In a trading update after the end of its financial year, the owner of the Financial Times said the group traded strongly at the end of the year, in line with the expectations it outlined in its third quarter results in November.

The group was “on track to report significant underlying growth in sales, adjusted earnings per share, free cash flow and return on invested capital,” it said, and continued to expect 2006 to be “another good year” of progress against its financial goals.

Shares in Pearson closed 16p higher at 686.5p after the group said the recent growth in advertising at the FT had been sustained and the newspaper would break even for the year.

The education business, where revenues were up 13 per cent at the third quarter, “maintained its strong performance in school, higher education, professional and international markets,” Pearson said.
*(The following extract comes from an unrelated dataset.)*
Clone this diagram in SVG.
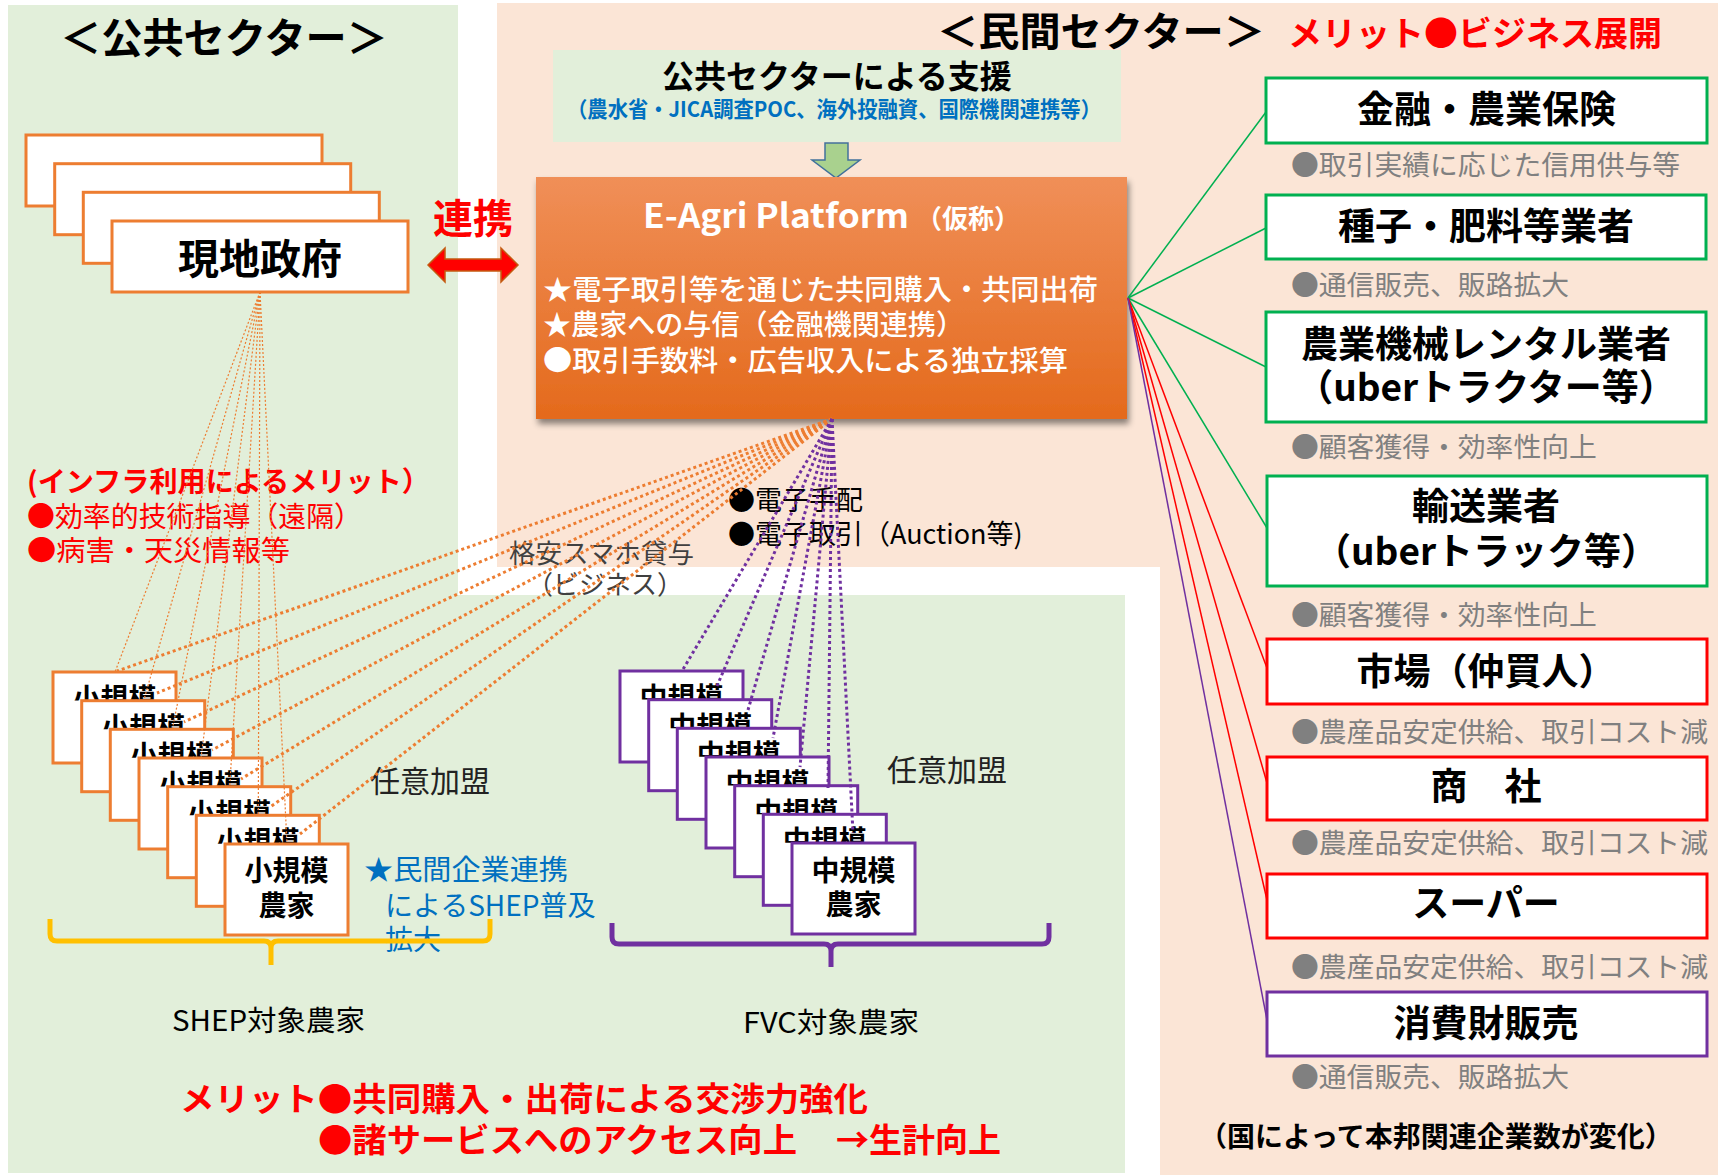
<svg xmlns="http://www.w3.org/2000/svg" width="1718" height="1175" viewBox="0 0 1718 1175">
<defs>
<linearGradient id="gOrange" x1="0" y1="0" x2="0" y2="1">
<stop offset="0" stop-color="#F08F58"/>
<stop offset="1" stop-color="#E46A1C"/>
</linearGradient>
<filter id="shadow" x="-5%" y="-5%" width="110%" height="115%">
<feDropShadow dx="2" dy="5" stdDeviation="3" flood-color="#000" flood-opacity="0.45"/>
</filter>
<clipPath id="cs1" clipPathUnits="userSpaceOnUse"><rect x="53" y="672" width="123" height="28.5"/></clipPath>
<clipPath id="cs2" clipPathUnits="userSpaceOnUse"><rect x="81.7" y="700.7" width="123" height="28.5"/></clipPath>
<clipPath id="cs3" clipPathUnits="userSpaceOnUse"><rect x="110.3" y="729.3" width="123" height="28.5"/></clipPath>
<clipPath id="cs4" clipPathUnits="userSpaceOnUse"><rect x="139" y="758" width="123" height="28.5"/></clipPath>
<clipPath id="cs5" clipPathUnits="userSpaceOnUse"><rect x="167.7" y="786.7" width="123" height="28.5"/></clipPath>
<clipPath id="cs6" clipPathUnits="userSpaceOnUse"><rect x="196.3" y="815.3" width="123" height="28.5"/></clipPath>
<clipPath id="cm1" clipPathUnits="userSpaceOnUse"><rect x="620" y="671" width="123" height="28.5"/></clipPath>
<clipPath id="cm2" clipPathUnits="userSpaceOnUse"><rect x="648.7" y="699.7" width="123" height="28.5"/></clipPath>
<clipPath id="cm3" clipPathUnits="userSpaceOnUse"><rect x="677.3" y="728.3" width="123" height="28.5"/></clipPath>
<clipPath id="cm4" clipPathUnits="userSpaceOnUse"><rect x="706" y="757" width="123" height="28.5"/></clipPath>
<clipPath id="cm5" clipPathUnits="userSpaceOnUse"><rect x="734.7" y="785.7" width="123" height="28.5"/></clipPath>
<clipPath id="cm6" clipPathUnits="userSpaceOnUse"><rect x="763.3" y="814.3" width="123" height="28.5"/></clipPath>
</defs>
<style>
text{font-family:"Noto Sans CJK JP","Noto Sans",sans-serif;}
.b{font-weight:bold;}
.ob{fill:#fff;stroke:#ED7D31;stroke-width:3;}
.pb{fill:#fff;stroke:#7030A0;stroke-width:3;}
.gb{fill:#fff;stroke:#00B050;stroke-width:3;}
.rb{fill:#fff;stroke:#FF0000;stroke-width:3;}
.vb{fill:#fff;stroke:#7030A0;stroke-width:3;}
.farm{font-size:28px;font-weight:bold;fill:#000;text-anchor:middle;}
.biz{font-size:37px;font-weight:bold;fill:#000;text-anchor:middle;}
.gray{font-size:27.8px;fill:#808080;}
.thin{stroke:#ED7D31;stroke-width:1.2;stroke-dasharray:2 2;fill:none;}
.thick{stroke:#ED7D31;stroke-width:3;stroke-dasharray:3 3;fill:none;}
.purp{stroke:#7030A0;stroke-width:3;stroke-dasharray:3 3;fill:none;}
.gl{stroke:#00B050;stroke-width:1.5;fill:none;}
.rl{stroke:#FF0000;stroke-width:1.5;fill:none;}
.vl{stroke:#7030A0;stroke-width:1.5;fill:none;}
</style>

<!-- backgrounds -->
<g id="backgrounds">
<rect x="0" y="0" width="1718" height="1175" fill="#fff"/>
<path d="M497,3 H1718 V1175 H1160 V567 H497 Z" fill="#FBE5D6"/>
<path d="M8,5 H458 V595 H1125 V1173 H8 Z" fill="#E2EFDA"/>
</g>

<!-- titles -->
<g id="titles">
<text x="60" y="53" class="b" font-size="41" textLength="328" lengthAdjust="spacingAndGlyphs">＜公共セクター＞</text>
<text x="937" y="46" class="b" font-size="40" textLength="328" lengthAdjust="spacingAndGlyphs">＜民間セクター＞</text>
<text x="1288" y="46" class="b" font-size="34" fill="#FF0000" textLength="374" lengthAdjust="spacingAndGlyphs">メリット●ビジネス展開</text>
</g>

<!-- government stack -->
<g id="node-gov">
<rect class="ob" x="26" y="135" width="296" height="71"/>
<rect class="ob" x="54.7" y="163.7" width="296" height="71"/>
<rect class="ob" x="83.3" y="192.3" width="296" height="71"/>
<rect class="ob" x="112" y="221" width="296" height="71"/>
<text x="260" y="274" class="b" font-size="41" text-anchor="middle">現地政府</text>
</g>

<!-- renkei arrow -->
<g id="node-renkei">
<text x="433" y="233" class="b" font-size="40" fill="#FF0000">連携</text>
<path d="M428,265 L445,248 L445,259 L501,259 L501,248 L518,265 L501,282 L501,271 L445,271 L445,282 Z" fill="#FF0000" stroke="#C55A11" stroke-width="1.5"/>
</g>

<!-- public support box -->
<g id="node-support">
<rect x="553" y="50" width="568" height="92" fill="#E2EFDA"/>
<text x="837" y="88" class="b" font-size="32" text-anchor="middle">公共セクターによる支援</text>
<text x="567" y="117" class="b" font-size="21.5" fill="#0070C0" textLength="534" lengthAdjust="spacingAndGlyphs">（農水省・JICA調査POC、海外投融資、国際機関連携等）</text>
<path d="M825,143 H848 V160 H860 L836,178 L812,160 H825 Z" fill="#A9D18E" stroke="#41719C" stroke-width="1.5"/>
</g>

<!-- E-Agri platform -->
<g id="node-platform">
<rect x="536" y="177" width="591" height="242" fill="url(#gOrange)" filter="url(#shadow)"/>
<text x="643" y="228" font-family="Noto Sans, sans-serif" font-weight="bold" font-size="33" fill="#fff" textLength="266" lengthAdjust="spacingAndGlyphs">E-Agri Platform</text>
<text x="916" y="228" class="b" font-size="26" fill="#fff">（仮称）</text>
<text x="543" y="300" font-size="28" font-weight="500" fill="#fff" textLength="555" lengthAdjust="spacingAndGlyphs">★電子取引等を通じた共同購入・共同出荷</text>
<text x="543" y="335" font-size="28" font-weight="500" fill="#fff" textLength="421" lengthAdjust="spacingAndGlyphs">★農家への与信（金融機関連携）</text>
<text x="543" y="371" font-size="28" font-weight="500" fill="#fff" textLength="525" lengthAdjust="spacingAndGlyphs">●取引手数料・広告収入による独立採算</text>
</g>

<!-- left texts -->
<g id="infra-texts">
<text x="27" y="492" class="b" font-size="28" fill="#FF0000" textLength="403" lengthAdjust="spacingAndGlyphs">(インフラ利用によるメリット）</text>
<text x="27" y="527" font-size="28" fill="#FF0000" textLength="335" lengthAdjust="spacingAndGlyphs">●効率的技術指導（遠隔）</text>
<text x="27" y="561" font-size="28" fill="#FF0000" textLength="263" lengthAdjust="spacingAndGlyphs">●病害・天災情報等</text>
</g>

<g id="labels-mid">
<text x="728" y="510" font-size="27" fill="#000">●電子手配</text>
<text x="728" y="544" font-size="27" fill="#000">●電子取引（Auction等)</text>
<text x="509" y="563" font-size="26" fill="#404040" textLength="185" lengthAdjust="spacingAndGlyphs">格安スマホ貸与</text>
<text x="527" y="594" font-size="26" fill="#404040">（ビジネス）</text>
<text x="370" y="792" font-size="30" fill="#222">任意加盟</text>
<text x="887" y="781" font-size="30" fill="#222">任意加盟</text>
<text x="364" y="880" font-size="28" fill="#0070C0" textLength="204" lengthAdjust="spacingAndGlyphs">★民間企業連携</text>
<text x="385" y="916" font-size="28" fill="#0070C0">によるSHEP普及</text>
<text x="385" y="950" font-size="28" fill="#0070C0">拡大</text>
</g>

<!-- small farmers -->
<g id="node-small-farmers">
<rect class="ob" x="53" y="672" width="123" height="91"/><text class="farm" x="114.5" y="709" clip-path="url(#cs1)">小規模</text>
<rect class="ob" x="81.7" y="700.7" width="123" height="91"/><text class="farm" x="143.2" y="737.7" clip-path="url(#cs2)">小規模</text>
<rect class="ob" x="110.3" y="729.3" width="123" height="91"/><text class="farm" x="171.8" y="766.3" clip-path="url(#cs3)">小規模</text>
<rect class="ob" x="139" y="758" width="123" height="91"/><text class="farm" x="200.5" y="795" clip-path="url(#cs4)">小規模</text>
<rect class="ob" x="167.7" y="786.7" width="123" height="91"/><text class="farm" x="229.2" y="823.7" clip-path="url(#cs5)">小規模</text>
<rect class="ob" x="196.3" y="815.3" width="123" height="91"/><text class="farm" x="257.8" y="852.3" clip-path="url(#cs6)">小規模</text>
<rect class="ob" x="225" y="844" width="123" height="91"/><text class="farm" x="286.5" y="881">小規模</text><text class="farm" x="286.5" y="916">農家</text>
</g>

<!-- medium farmers -->
<g id="node-medium-farmers">
<rect class="pb" x="620" y="671" width="123" height="91"/><text class="farm" x="681.5" y="708" clip-path="url(#cm1)">中規模</text>
<rect class="pb" x="648.7" y="699.7" width="123" height="91"/><text class="farm" x="710.2" y="736.7" clip-path="url(#cm2)">中規模</text>
<rect class="pb" x="677.3" y="728.3" width="123" height="91"/><text class="farm" x="738.8" y="765.3" clip-path="url(#cm3)">中規模</text>
<rect class="pb" x="706" y="757" width="123" height="91"/><text class="farm" x="767.5" y="794" clip-path="url(#cm4)">中規模</text>
<rect class="pb" x="734.7" y="785.7" width="123" height="91"/><text class="farm" x="796.2" y="822.7" clip-path="url(#cm5)">中規模</text>
<rect class="pb" x="763.3" y="814.3" width="123" height="91"/><text class="farm" x="824.8" y="851.3" clip-path="url(#cm6)">中規模</text>
<rect class="pb" x="792" y="843" width="123" height="91"/><text class="farm" x="853.5" y="881">中規模</text><text class="farm" x="853.5" y="915">農家</text>
</g>

<!-- braces and group labels -->
<g id="node-groups">
<path d="M50,919 V934 Q50,941 57,941 H264 Q271,941 271,948 V965 M271,948 Q271,941 278,941 H483 Q490,941 490,934 V919" fill="none" stroke="#FFC000" stroke-width="5"/>
<path d="M612,923 V937 Q612,944 619,944 H824 Q831,944 831,951 V967 M831,951 Q831,944 838,944 H1042 Q1049,944 1049,937 V923" fill="none" stroke="#7030A0" stroke-width="5"/>
<text x="172" y="1031" font-size="28" fill="#000" textLength="193" lengthAdjust="spacingAndGlyphs">SHEP対象農家</text>
<text x="743" y="1033" font-size="28" fill="#000" textLength="176" lengthAdjust="spacingAndGlyphs">FVC対象農家</text>
</g>

<!-- bottom merit -->
<g id="merit">
<text x="180" y="1111" class="b" font-size="32.7" fill="#FF0000" textLength="688" lengthAdjust="spacingAndGlyphs">メリット●共同購入・出荷による交渉力強化</text>
<text y="1152" class="b" font-size="33" fill="#FF0000"><tspan x="318" textLength="479" lengthAdjust="spacingAndGlyphs">●諸サービスへのアクセス向上</tspan><tspan x="836">→生計向上</tspan></text>
</g>

<!-- private sector business nodes -->
<g id="node-finance">
<rect class="gb" x="1266" y="78" width="441" height="65"/>
<text class="biz" x="1486.5" y="123">金融・農業保険</text>
<text class="gray" x="1291" y="175">●取引実績に応じた信用供与等</text>
</g>
<g id="node-seed">
<rect class="gb" x="1266" y="195" width="440" height="64"/>
<text class="biz" x="1486" y="240">種子・肥料等業者</text>
<text class="gray" x="1291" y="295">●通信販売、販路拡大</text>
</g>
<g id="node-machine">
<rect class="gb" x="1266" y="312" width="440" height="110"/>
<text class="biz" x="1486" y="358">農業機械レンタル業者</text>
<text class="biz" x="1486" y="401">（uberトラクター等）</text>
<text class="gray" x="1291" y="457">●顧客獲得・効率性向上</text>
</g>
<g id="node-transport">
<rect class="gb" x="1267" y="476" width="440" height="110"/>
<text class="biz" x="1486" y="520">輸送業者</text>
<text class="biz" x="1486" y="565">（uberトラック等）</text>
<text class="gray" x="1291" y="625">●顧客獲得・効率性向上</text>
</g>
<g id="node-market">
<rect class="rb" x="1267" y="639" width="440" height="65"/>
<text class="biz" x="1486" y="685">市場（仲買人）</text>
<text class="gray" x="1291" y="742">●農産品安定供給、取引コスト減</text>
</g>
<g id="node-trading">
<rect class="rb" x="1267" y="757" width="440" height="63"/>
<text class="biz" x="1486" y="800">商　社</text>
<text class="gray" x="1291" y="853">●農産品安定供給、取引コスト減</text>
</g>
<g id="node-super">
<rect class="rb" x="1267" y="874" width="440" height="64"/>
<text class="biz" x="1486" y="917">スーパー</text>
<text class="gray" x="1291" y="977">●農産品安定供給、取引コスト減</text>
</g>
<g id="node-consumer">
<rect class="vb" x="1267" y="992" width="440" height="64"/>
<text class="biz" x="1486" y="1037">消費財販売</text>
<text class="gray" x="1291" y="1087">●通信販売、販路拡大</text>
</g>
<g id="note">
<text x="1199" y="1147" class="b" font-size="28" fill="#000">（国によって本邦関連企業数が変化）</text>
</g>

<!-- connectors -->
<g id="connectors">
<line class="thin" x1="260" y1="292" x2="115" y2="672"/>
<line class="thin" x1="260" y1="292" x2="143.7" y2="700.7"/>
<line class="thin" x1="260" y1="292" x2="172.3" y2="729.3"/>
<line class="thin" x1="260" y1="292" x2="201" y2="758"/>
<line class="thin" x1="260" y1="292" x2="229.7" y2="786.7"/>
<line class="thin" x1="260" y1="292" x2="258.3" y2="815.3"/>
<line class="thin" x1="260" y1="292" x2="287" y2="844"/>
<line class="thick" x1="832" y1="419" x2="117" y2="671"/>
<line class="thick" x1="832" y1="419" x2="157" y2="693"/>
<line class="thick" x1="832" y1="419" x2="184" y2="722"/>
<line class="thick" x1="832" y1="419" x2="212" y2="750"/>
<line class="thick" x1="832" y1="419" x2="241" y2="779"/>
<line class="thick" x1="832" y1="419" x2="270" y2="807"/>
<line class="thick" x1="832" y1="419" x2="300" y2="834"/>
<line class="purp" x1="832" y1="419" x2="682" y2="671"/>
<line class="purp" x1="832" y1="419" x2="717" y2="686"/>
<line class="purp" x1="832" y1="419" x2="748" y2="710"/>
<line class="purp" x1="832" y1="419" x2="773" y2="738"/>
<line class="purp" x1="832" y1="419" x2="800" y2="767"/>
<line class="purp" x1="832" y1="419" x2="828" y2="788"/>
<line class="purp" x1="832" y1="419" x2="853" y2="833"/>
<line class="gl" x1="1128" y1="298" x2="1266" y2="112"/>
<line class="gl" x1="1128" y1="298" x2="1266" y2="228"/>
<line class="gl" x1="1128" y1="298" x2="1266" y2="367"/>
<line class="gl" x1="1128" y1="298" x2="1267" y2="528"/>
<line class="rl" x1="1128" y1="298" x2="1267" y2="668"/>
<line class="rl" x1="1128" y1="298" x2="1267" y2="783"/>
<line class="rl" x1="1128" y1="298" x2="1267" y2="900"/>
<line class="vl" x1="1128" y1="298" x2="1267" y2="1020"/>
</g>
</svg>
The comments follow this week’s statement from McGraw-Hill that 2006 would be “more challenging” for its education business, and a warning in November that Reed Elsevier’s education revenues would also be below earlier expectations.

Analysts at Panmure Gordon said the update was “light on numbers” but “encouraging in itself given the recent downbeat guidance from the likes of Reed and McGraw Hill on school revenue trends in both 2005 and 2006.”

Penguin, Pearson’s consumer publishing business, “performed well” with new titles in the important Christmas period, and IDC, the financial data company in which Pearson has just raised its stake to 62 per cent, “expects to report its best year ever.”

Pearson will report preliminary results on February 27.